His story illustrates both how a career can be carved out in the classical music business, and how difficult it can be to hit the heights to which all budding virtuosi aspire. For Jenkinson really is a virtuoso, even if his success is due less to a miraculous gift than to single-minded slog. Born in Derby, he developed a taste for music by eavesdropping as his amateur-violinist father played quartets with friends; he started cello lessons at five, then won a county scholarship to study with a top-flight teacher.

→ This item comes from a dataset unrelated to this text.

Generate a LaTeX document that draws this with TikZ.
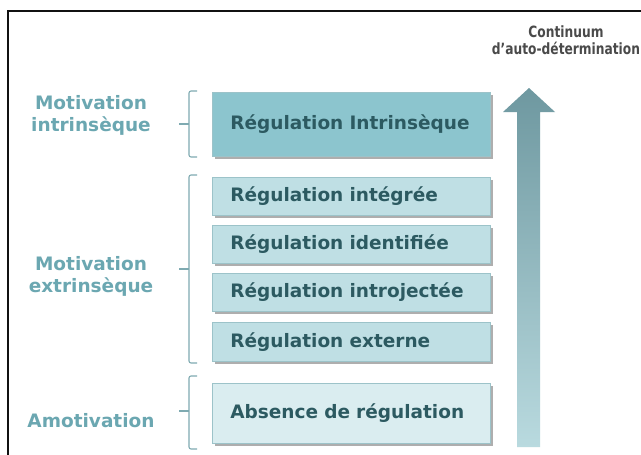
\documentclass[tikz,border=0pt]{standalone}
\usepackage{fontspec}
\setmainfont{DejaVu Sans}
\usetikzlibrary{shadows}
\definecolor{frameblk}{HTML}{111111}
\definecolor{boxA}{HTML}{8CC5CE}
\definecolor{boxB}{HTML}{BFDFE4}
\definecolor{boxC}{HTML}{DAEDF0}
\definecolor{boxedge}{HTML}{9CC3C9}
\definecolor{boxtext}{HTML}{2C5A61}
\definecolor{labeltext}{HTML}{6BA7B1}
\definecolor{bracecol}{HTML}{7FAAB1}
\definecolor{titletext}{HTML}{4A4A4A}
\definecolor{arrowtop}{HTML}{6E98A0}
\definecolor{arrowbot}{HTML}{B9DADF}
\tikzset{
  regbox/.style={anchor=north west, draw=boxedge, line width=0.6pt,
    inner xsep=18pt, inner ysep=0pt, text width=242pt, align=left,
    font=\fontsize{18.5}{22}\selectfont\bfseries, text=boxtext,
    drop shadow={shadow xshift=3pt, shadow yshift=-3pt, fill=black!45, opacity=0.7}},
  lbl/.style={align=center, font=\fontsize{18.5}{22}\selectfont\bfseries, text=labeltext, inner sep=0pt},
  bracket/.style={draw=bracecol, line width=1.1pt, rounded corners=2pt},
}
\begin{document}
\begin{tikzpicture}[x=1pt, y=-1pt]
\useasboundingbox (0,0) rectangle (641,455);
\fill[white] (0,0) rectangle (641,455);
% frame
\draw[frameblk, line width=2pt] (8,460) -- (8,11) -- (650,11);
% title
\node[align=center, font=\fontsize{15.5}{17.5}\selectfont\bfseries, text=titletext, inner sep=0pt] (title) at (566,40)
  {\scalebox{0.79}[1]{Continuum}\\\scalebox{0.79}[1]{d'auto-détermination}};
% arrow
\coordinate (tip) at (529,88);
\shade[top color=arrowtop, bottom color=arrowbot, draw=none]
  (tip) -- (555,112) -- (540,112) -- (540,447) -- (517,447) -- (517,112) -- (503,112) -- cycle;
% boxes
\node[regbox, fill=boxA, minimum height=64pt] (b1) at (212,92) {Régulation Intrinsèque};
\node[regbox, fill=boxB, minimum height=38pt] (b2) at (212,177) {Régulation intégrée};
\node[regbox, fill=boxB, minimum height=38pt] (b3) at (212,225) {Régulation identifiée};
\node[regbox, fill=boxB, minimum height=38pt] (b4) at (212,273) {Régulation introjectée};
\node[regbox, fill=boxB, minimum height=39pt] (b5) at (212,322) {Régulation externe};
\node[regbox, fill=boxC, minimum height=60pt] (b6) at (212,383) {Absence de régulation};
% brackets
\draw[bracket] (197,91) -- (189,91) -- (189,157) -- (197,157);
\draw[bracecol, line width=1.1pt] (189,124) -- (179,124);
\draw[bracket] (197,175) -- (189,175) -- (189,363) -- (197,363);
\draw[bracecol, line width=1.1pt] (189,269) -- (179,269);
\draw[bracket] (197,376) -- (189,376) -- (189,449) -- (197,449);
\draw[bracecol, line width=1.1pt] (189,411) -- (179,411);
% labels
\node[lbl] (l1) at (91,115) {Motivation\\intrinsèque};
\node[lbl] (l2) at (91,276) {Motivation\\extrinsèque};
\node[lbl] (l3) at (91,421) {Amotivation};
\end{tikzpicture}
\end{document}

He began commuting to London to study with the cello guru William Pleeth, under whom he continued his studies at the Guildhall. There he fought off formidable competition from pianists and fiddlers to win the biennial gold medal. Its previous winner had been Paul Lewis, the much-garlanded Schubert specialist whose Wigmore concerts now sell out long in advance. Jenkinson won more prizes (including a big one in Italy), went to study in America, made a Martinu recording, and was invited to guest with the Irish Chamber Orchestra, before becoming the last person Sir Simon Rattle hired before he left the CBSO for Berlin.

In the meantime Jenkinson was invited to play for Sir Georg Solti, who gave him some advice he's been trying to follow ever since. It sounds pathetically banal. "He told me you need a gimmick, something unique." Being good - even very good - is just not enough.

Apart from media-friendly jinks like playing for the Selena Scott Show on St Valentine's Day, Jenkinson's strategy has been to plough a lone furrow, both in terms of his music - often premiering new works - and where he plays it. He performs the complete Brahms and Beethoven sonatas in remote parts of Scotland, and was recently filmed doing the Bach solo suites in Birmingham's Ikon Gallery. "All the art was taken out, and I became the exhibit. It was a completely different experience from a normal concert. People could choose how to listen - to lie down on cushions, or walk about - and how much to listen to." His dream is to figure on the cover of a Deutsche Grammophon recording of those suites, "but that will take a lot more luck than I've had so far.'

But he has had some luck. The CD that ICE recorded at its inaugural concert in Birmingham is about to go into profit, and when it does, the ensemble will make another.